R&DRecommendations

A considerable amount of research and development remains to be done to reach the projected performance levels listed above for the optics technologies. Listed in Table 5.9 are the recommendations of the committee on research directions that need to be pursued in support of any national thrust to develop PetaFLOPS computing systems. The dollar amounts associated with each recommendation are rough estimates of the investment needed over the next 10 years to ensure timely insertion of the technologies. The first two items, smart pixel arrays and interconnection optics, are already receiving some support, but the recommendation is to expand the support in these areas. The remaining entries in Table 5.9 are recommended research programs to support the insertion of optics technology into PetaFLOPS computing systems.

A brief discussion of each of the recommended research areas follows:

Smart Pixel Arrays

provide the interface between parallel electronics and parallel optics in that each element (pixel) of the array has both electrical and optical inputs and both electrical and optical outputs, and they provide a localized processing capability at each pixel. These arrays will be critical for the realization of large-scale parallelism for optical interconnection and optical memory addressing. Research is needed in integrating the electronics and optics, improving thermal management, and providing adequate interfaces to the arrays.

Interconnection Optics

includes conventional optics needed in the guided or free-space channels. Research is needed to miniaturize light shaping and directing elements (e.g., lenses and computer-generated holograms), to realize single-mode fiber arrays, and to create an optical ``HIPPI'' standard for 100-gigabytes/sec links.

Optical Memory Backplane

calls for the development of optical interconnections between memory boards for the purpose of realizing required fanouts in memory addressing. As mentioned previously, optical interconnection avoids the capacitive loading problems associated with fanouts in electrically interconnected systems that cause an increase in the RC time constant. In addition, the outputs of the memory chips have to be ORed together, creating quite a load on the drivers of these chips, thus slowing them down. Optical ORing would be faster.

3-D Memory Addressing

needs research to search for efficient ways to store and read out such large data stores, and to develop the required technologies for rapidly focusing the addressing beams to the desired spots within the 3-D storage media.

Interface to Josephson Junction CPUs

calls for research to develop optical links that can provide interconnections with the outside world for processors inside the cryogenic environment.
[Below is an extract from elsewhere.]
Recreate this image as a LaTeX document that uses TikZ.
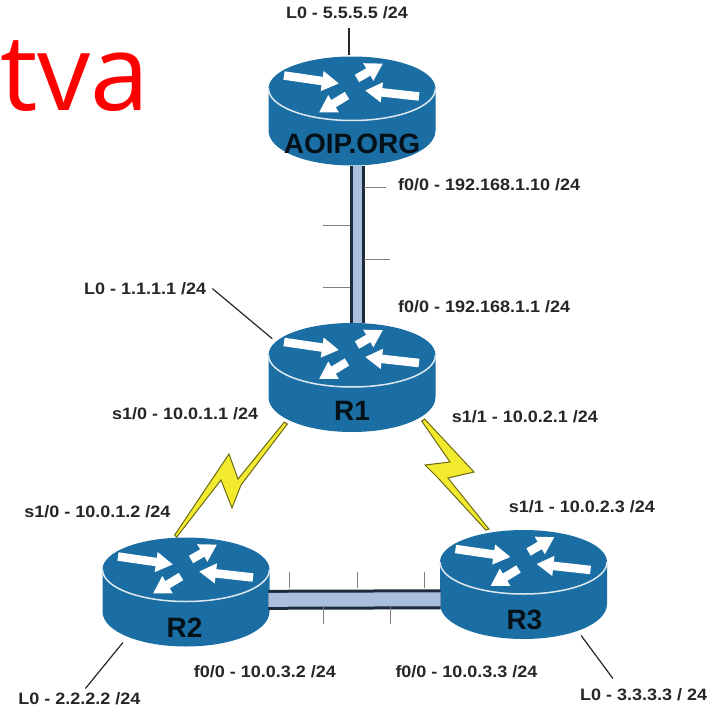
\documentclass[tikz,border=0pt]{standalone}
\usepackage{fontspec}
\setmainfont{Liberation Sans}
\newfontfamily\titlefont{Open Sans}
\newfontfamily\labelfont[FakeStretch=1.09]{Liberation Sans Bold}
\usetikzlibrary{positioning, calc, arrows.meta}
\definecolor{routerblue}{HTML}{1B6EA3}
\definecolor{wireblue}{HTML}{A9BFDC}
\definecolor{wiredark}{HTML}{1D2A3C}
\definecolor{boltyellow}{HTML}{F2EA2E}
\tikzset{
    routerbox/.style={minimum width=167pt, inner xsep=0pt, inner ysep=12pt, text height=86pt, text depth=0pt,
        font=\bfseries\fontsize{28}{28}\selectfont, text=black!85!routerblue},
    iplabel/.style={inner sep=0pt, text height=12pt, text depth=0pt,
        font=\labelfont\fontsize{16.5}{16.5}\selectfont, text=black!85},
    routerarrow/.style={white, line width=8.5pt, -{Triangle[width=19pt,length=17pt]}},
    lanwire/.style={draw=wireblue, line width=#1, preaction={draw=wiredark, line width=#1+6pt}},
    bolt/.style={draw=black!55!boltyellow, line width=1pt, fill=boltyellow},
    tickmark/.style={black!50, line width=.8pt},
    loopline/.style={black!85, line width=1.2pt},
    router/.pic={
        \fill[routerblue] (-83.5,-22) -- (-83.5,20) .. controls (-83.5,40) and (-46,55) .. (0,55)
            .. controls (46,55) and (83.5,40) .. (83.5,20) -- (83.5,-22)
            .. controls (83.5,-40) and (46,-54) .. (0,-54) .. controls (-46,-54) and (-83.5,-40) .. (-83.5,-22) -- cycle;
        \draw[white!85!routerblue, line width=1.5pt] (-83.5,-22) .. controls (-83.5,-4) and (-46,10) .. (0,10)
            .. controls (46,10) and (83.5,-4) .. (83.5,-22);
        \draw[routerarrow] (-68,-35) -- (-13,-27);
        \draw[routerarrow] (5,-32) -- (31,-47);
        \draw[routerarrow] (67,-14) -- (13,-20);
        \draw[routerarrow] (-5,-15) -- (-33,2);
    },
}

\begin{document}
\begin{tikzpicture}[x=1pt, y=-1pt]
\useasboundingbox (0,0) rectangle (718,707);

\pic at (352,110.5) {router};
\pic at (352,377) {router};
\pic at (186,591.5) {router};
\pic at (523.5,584) {router};

\node[routerbox] (aoip) at (352,110.5) {AOIP.ORG};
\node[routerbox] (r1) [below=157pt of aoip] {R1};
\node[routerbox] (r2) [below left=106pt and 0pt of r1] {R2};
\node[routerbox] (r3) [below right=98pt and 5pt of r1] {R3};

\node[anchor=base west, inner sep=0pt, text=red, font=\titlefont\fontsize{106}{106}\selectfont] (brand) at (0,110) {tva};

\node[iplabel] (lo5) [above=37pt of aoip, xshift=-5pt] {L0 - 5.5.5.5 /24};
\node[iplabel] (fa5) [below right=13pt and 46pt of aoip.south] {f0/0 - 192.168.1.10 /24};
\node[iplabel] (lo1) [above left=28pt and 62pt of r1.north west] {L0 - 1.1.1.1 /24};
\node[iplabel] (fa1) [above right=10pt and 46pt of r1.north] {f0/0 - 192.168.1.1 /24};
\node[iplabel] (se10) [below left=85pt and 10pt of r1.north west] {s1/0 - 10.0.1.1 /24};
\node[iplabel] (se11) [below right=88pt and 16pt of r1.north east] {s1/1 - 10.0.2.1 /24};
\node[iplabel] (se20) [above left=21pt and 14pt of r2.north] {s1/0 - 10.0.1.2 /24};
\node[iplabel] (se31) [above right=18pt and 68pt of r3.north west] {s1/1 - 10.0.2.3 /24};
\node[iplabel] (fa2) [below right=16pt and 9pt of r2.south] {f0/0 - 10.0.3.2 /24};
\node[iplabel] (fa3) [below right=16pt and 127pt of r2.south east] {f0/0 - 10.0.3.3 /24};
\node[iplabel] (lo2) [below left=43pt and 44pt of r2.south] {L0 - 2.2.2.2 /24};
\node[iplabel] (lo3) [below right=47pt and 55.5pt of r3.south] {L0 - 3.3.3.3 / 24};

\draw[lanwire=9pt] ([xshift=5pt]aoip.south) -- ([xshift=5pt]r1.north);
\draw[lanwire=14pt] ([yshift=-5.5pt]r2.east) -- ([yshift=-13pt]r3.west);

\foreach \y/\x/\e in {187/386/364, 259/390/364, 225/323/350, 287/323/350}
    \draw[tickmark] (\x,\y) -- (\e,\y);
\foreach \x in {289, 357, 424}
    \draw[tickmark] (\x,572) -- (\x,588);
\foreach \x in {323, 390}
    \draw[tickmark] (\x,607) -- (\x,624);

\draw[bolt] ($(r1.south west)+(19,-9)$) -- (241,485) -- (232,508) -- (221,480)
    -- ($(r2.north)+(-8,-2)$) -- ($(r2.north)+(-10,-4)$) -- (229,454) -- (238,479)
    -- ($(r1.south west)+(16,-11)$) -- cycle;
\draw[bolt] ($(r1.south east)+(-11,-14)$) -- (474,472) -- (448,478)
    -- ($(r3.north)+(-35.5,-2)$) -- ($(r3.north)+(-38.5,-1)$) -- (438,478) -- (425,465) -- (450,462)
    -- ($(r1.south east)+(-14,-12)$) -- cycle;

\draw[loopline] ([xshift=2pt,yshift=-10pt]lo5.south) -- ([xshift=-3pt]aoip.north);
\draw[loopline] ([xshift=6pt]lo1.east) -- ($(r1.north west)+(4,16)$);
\draw[loopline] ([xshift=6pt,yshift=4pt]lo2.north) -- ($(r2.south west)+(22,-7)$);
\draw[loopline] ($(lo3.north west)+(33,-10)$) -- ($(r3.south east)+(-27,-6)$);

\end{tikzpicture}
\end{document}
The problem with electrical connections for this application is that they conduct heat into the cryogenic chambers.

Optical I/O for ICs

is intended to address the packaging issues related to providing ICs with optical interconnects, and to support a competition between the electronic and the optical communities to determine the demonstrated limits to how many I/O pins can be achieved on ICs by electrical and optical interconnects, respectively.

Optical CAD Tools

are the optical counterpart to the electronic CAD tools that have been so successful in enabling system designers to work with complex systems. Research is needed not only to develop needed tools, but to integrate all of the available tools into a user-friendly CAD system for optoelectronic design.

All-Optical Terahertz Logic

will be needed for high-speed controllers for switched optical links (e.g., the optical crossbar), for high-speed interface units needed to load and unload data to and from high-performance fiber networks, and to implement multiplexers and demultiplexers needed for TDM fiber networks.

Optical Radio

is an interesting concept that should be researched as a way of providing general interest data throughout PetaFLOPS systems (e.g., for distribution of instructions or maintenance of cache coherency). Many different optical signals are broadcast simultaneously to many different receivers which choose which signals to ``listen to'' at any particular time.